Capital.fr : C'est donc le moment de revenir sur les actions?
Christian Dargnat : Dans notre politique d'investissement, nous pensons effectivement qu'il faut privilégier les actions pour le début de l'année 2008. Nous pensons que les investisseurs commenceront à anticiper une amélioration du système financier au cours de ce premier trimestre.
Capital.fr : Quels sont les secteurs à privilégier ?
Christian Dargnat : Nous développons une approche thématique plutôt que sectorielle. Notre stratégie consiste à privilégier les valeurs qui profitent de la croissance des pays émergents. Il s'agit du luxe bien entendu, des banques, de la distribution, des sociétés bénéficiant de la demande en infrastructure…Nous sommes plus vigilants sur le secteur pétrolier car nous estimons que la dynamique de hausse des cours du pétrole s'essouffle.

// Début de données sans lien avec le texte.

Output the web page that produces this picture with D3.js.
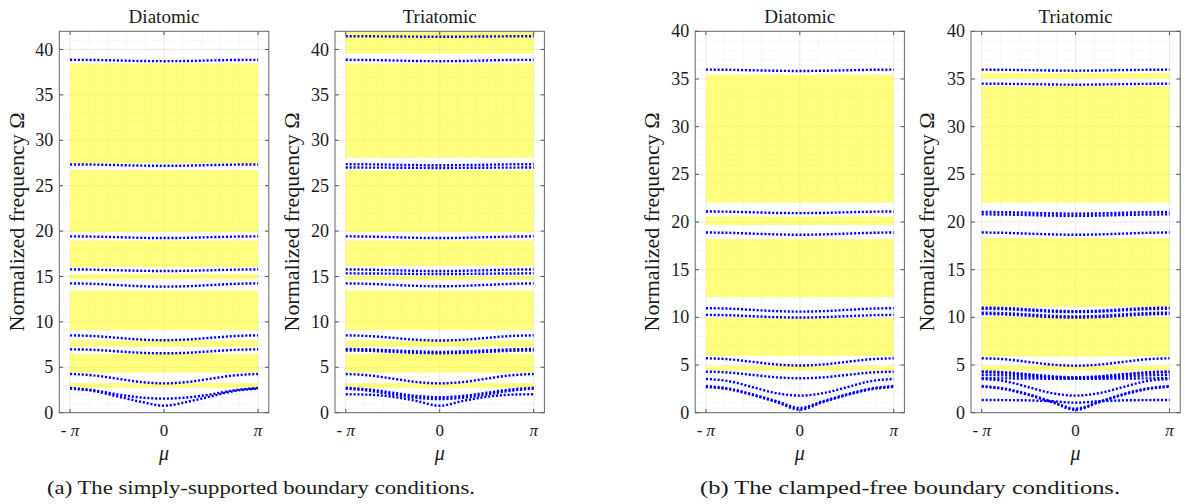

Il est préférable de miser sur quelques sociétés para-pétrolières.
Capital.fr : Les bancaires ont beaucoup souffert. Quels sont vos titres préférés ?
Christian Dargnat : Il est délicat de donner des noms car les choses peuvent évoluer très vite et nos avis peuvent être réajustés à tout moment. Cela étant dit, il peut être intéressant de considérer les valeurs bancaires françaises excessivement vendues ces dernières semaines comme BNP Paribas ou Société Générale. Nous regardons également les banques italiennes comme Banca Intesa San Paolo. En revanche, nous sommes plus réservés sur les banques allemandes et britanniques.